> **Records for this exercise**
::::::::
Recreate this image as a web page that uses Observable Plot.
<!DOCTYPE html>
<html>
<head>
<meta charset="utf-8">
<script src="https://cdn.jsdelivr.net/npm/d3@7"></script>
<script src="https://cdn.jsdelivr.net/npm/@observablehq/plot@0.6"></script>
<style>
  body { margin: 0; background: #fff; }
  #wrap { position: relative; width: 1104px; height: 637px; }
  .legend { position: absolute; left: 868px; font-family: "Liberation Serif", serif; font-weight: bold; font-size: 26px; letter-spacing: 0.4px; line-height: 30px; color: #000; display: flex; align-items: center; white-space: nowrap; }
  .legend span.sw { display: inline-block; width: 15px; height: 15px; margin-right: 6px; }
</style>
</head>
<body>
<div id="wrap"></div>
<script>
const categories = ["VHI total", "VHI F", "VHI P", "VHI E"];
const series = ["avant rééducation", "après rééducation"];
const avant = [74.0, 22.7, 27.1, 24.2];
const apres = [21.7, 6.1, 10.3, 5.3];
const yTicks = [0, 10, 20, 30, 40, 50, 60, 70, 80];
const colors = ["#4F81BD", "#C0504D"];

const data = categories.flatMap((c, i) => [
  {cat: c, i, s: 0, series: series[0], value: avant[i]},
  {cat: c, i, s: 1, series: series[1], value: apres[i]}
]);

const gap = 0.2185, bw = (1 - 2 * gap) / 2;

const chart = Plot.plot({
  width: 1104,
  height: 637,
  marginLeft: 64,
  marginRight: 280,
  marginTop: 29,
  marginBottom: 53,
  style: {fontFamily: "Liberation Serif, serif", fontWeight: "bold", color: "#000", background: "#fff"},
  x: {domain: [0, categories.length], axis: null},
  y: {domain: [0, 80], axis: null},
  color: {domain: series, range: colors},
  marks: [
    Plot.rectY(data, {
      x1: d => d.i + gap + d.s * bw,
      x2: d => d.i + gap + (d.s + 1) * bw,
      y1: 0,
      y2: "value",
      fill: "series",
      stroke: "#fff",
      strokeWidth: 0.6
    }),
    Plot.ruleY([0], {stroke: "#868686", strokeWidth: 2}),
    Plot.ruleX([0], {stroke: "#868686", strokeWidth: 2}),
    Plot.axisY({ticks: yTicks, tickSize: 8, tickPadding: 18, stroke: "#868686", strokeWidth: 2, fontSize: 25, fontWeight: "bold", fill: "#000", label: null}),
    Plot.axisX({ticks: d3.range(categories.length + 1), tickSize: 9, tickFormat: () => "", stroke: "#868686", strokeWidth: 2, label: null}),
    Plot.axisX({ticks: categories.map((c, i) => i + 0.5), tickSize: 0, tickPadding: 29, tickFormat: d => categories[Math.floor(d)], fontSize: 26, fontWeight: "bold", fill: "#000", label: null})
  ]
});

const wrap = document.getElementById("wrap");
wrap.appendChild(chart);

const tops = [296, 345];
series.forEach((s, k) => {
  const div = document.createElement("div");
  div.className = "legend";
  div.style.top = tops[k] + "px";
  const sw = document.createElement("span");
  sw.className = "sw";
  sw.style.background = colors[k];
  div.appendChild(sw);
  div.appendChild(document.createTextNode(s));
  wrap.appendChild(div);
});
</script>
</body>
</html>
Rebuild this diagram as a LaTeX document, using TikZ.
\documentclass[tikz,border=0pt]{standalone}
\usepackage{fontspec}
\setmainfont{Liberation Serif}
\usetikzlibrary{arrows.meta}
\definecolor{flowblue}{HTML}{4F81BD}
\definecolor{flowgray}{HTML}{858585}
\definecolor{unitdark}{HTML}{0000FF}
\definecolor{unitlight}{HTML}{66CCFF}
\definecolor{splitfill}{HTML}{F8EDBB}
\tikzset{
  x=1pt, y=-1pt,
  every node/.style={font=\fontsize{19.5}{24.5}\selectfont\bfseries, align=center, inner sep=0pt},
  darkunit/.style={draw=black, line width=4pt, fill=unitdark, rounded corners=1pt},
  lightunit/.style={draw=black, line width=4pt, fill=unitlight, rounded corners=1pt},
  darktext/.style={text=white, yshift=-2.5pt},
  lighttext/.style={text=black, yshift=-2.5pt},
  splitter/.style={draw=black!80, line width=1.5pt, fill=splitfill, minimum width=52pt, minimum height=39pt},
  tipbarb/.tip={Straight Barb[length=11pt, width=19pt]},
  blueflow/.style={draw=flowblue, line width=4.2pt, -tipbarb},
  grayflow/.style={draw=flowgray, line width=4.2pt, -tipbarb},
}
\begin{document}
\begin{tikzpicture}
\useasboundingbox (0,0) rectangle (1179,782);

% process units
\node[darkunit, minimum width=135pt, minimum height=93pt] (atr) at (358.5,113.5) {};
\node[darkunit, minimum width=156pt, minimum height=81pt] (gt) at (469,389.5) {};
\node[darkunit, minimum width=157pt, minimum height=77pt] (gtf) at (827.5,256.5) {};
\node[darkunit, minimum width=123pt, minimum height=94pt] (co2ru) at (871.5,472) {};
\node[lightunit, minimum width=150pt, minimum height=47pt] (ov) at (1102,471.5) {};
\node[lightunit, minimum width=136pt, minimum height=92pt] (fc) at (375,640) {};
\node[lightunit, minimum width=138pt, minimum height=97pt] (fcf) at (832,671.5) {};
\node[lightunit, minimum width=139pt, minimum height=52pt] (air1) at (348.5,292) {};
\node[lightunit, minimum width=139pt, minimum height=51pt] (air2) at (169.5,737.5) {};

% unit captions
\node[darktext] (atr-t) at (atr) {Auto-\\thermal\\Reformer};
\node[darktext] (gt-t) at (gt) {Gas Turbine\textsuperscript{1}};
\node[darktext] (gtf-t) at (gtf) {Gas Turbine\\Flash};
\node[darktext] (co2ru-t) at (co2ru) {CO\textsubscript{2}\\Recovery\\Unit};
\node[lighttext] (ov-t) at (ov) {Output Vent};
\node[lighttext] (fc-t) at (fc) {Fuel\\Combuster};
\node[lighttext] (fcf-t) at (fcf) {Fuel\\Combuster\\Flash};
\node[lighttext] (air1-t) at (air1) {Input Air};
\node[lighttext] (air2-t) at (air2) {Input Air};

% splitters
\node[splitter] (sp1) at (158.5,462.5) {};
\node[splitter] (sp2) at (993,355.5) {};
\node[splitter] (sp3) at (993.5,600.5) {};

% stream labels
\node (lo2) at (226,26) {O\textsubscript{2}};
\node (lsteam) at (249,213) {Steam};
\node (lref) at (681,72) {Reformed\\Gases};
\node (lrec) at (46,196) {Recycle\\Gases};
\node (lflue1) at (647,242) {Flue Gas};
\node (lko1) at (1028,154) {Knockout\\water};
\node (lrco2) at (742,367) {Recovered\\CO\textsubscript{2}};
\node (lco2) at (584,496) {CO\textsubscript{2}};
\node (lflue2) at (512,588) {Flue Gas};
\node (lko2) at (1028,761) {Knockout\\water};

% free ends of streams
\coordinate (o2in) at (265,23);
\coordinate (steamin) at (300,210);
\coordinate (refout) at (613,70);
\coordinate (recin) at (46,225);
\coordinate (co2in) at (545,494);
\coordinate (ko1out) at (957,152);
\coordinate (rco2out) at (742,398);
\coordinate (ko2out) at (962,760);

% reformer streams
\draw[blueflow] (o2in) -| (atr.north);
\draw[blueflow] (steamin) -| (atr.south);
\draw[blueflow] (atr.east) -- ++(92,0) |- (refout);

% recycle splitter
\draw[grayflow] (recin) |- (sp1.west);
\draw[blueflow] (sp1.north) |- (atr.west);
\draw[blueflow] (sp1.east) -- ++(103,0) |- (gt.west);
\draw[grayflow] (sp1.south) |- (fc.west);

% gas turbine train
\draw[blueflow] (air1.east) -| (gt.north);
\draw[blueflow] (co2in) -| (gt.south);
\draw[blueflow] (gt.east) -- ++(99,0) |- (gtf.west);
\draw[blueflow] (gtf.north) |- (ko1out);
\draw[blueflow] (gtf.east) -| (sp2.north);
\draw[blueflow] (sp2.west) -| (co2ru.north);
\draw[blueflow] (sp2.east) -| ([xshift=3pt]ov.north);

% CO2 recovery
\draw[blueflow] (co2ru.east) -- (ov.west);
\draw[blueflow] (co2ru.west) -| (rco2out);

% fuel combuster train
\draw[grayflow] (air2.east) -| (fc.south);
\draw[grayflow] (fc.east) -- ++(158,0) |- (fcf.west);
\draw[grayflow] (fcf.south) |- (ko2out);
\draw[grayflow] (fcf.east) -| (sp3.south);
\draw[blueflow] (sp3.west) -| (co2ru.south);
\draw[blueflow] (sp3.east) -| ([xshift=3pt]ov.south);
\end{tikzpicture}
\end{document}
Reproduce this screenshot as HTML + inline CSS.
::::::::
> **Your goal**
Count up the lines in the listing that hold the word "inline", and give that number only.

> **Written response**
2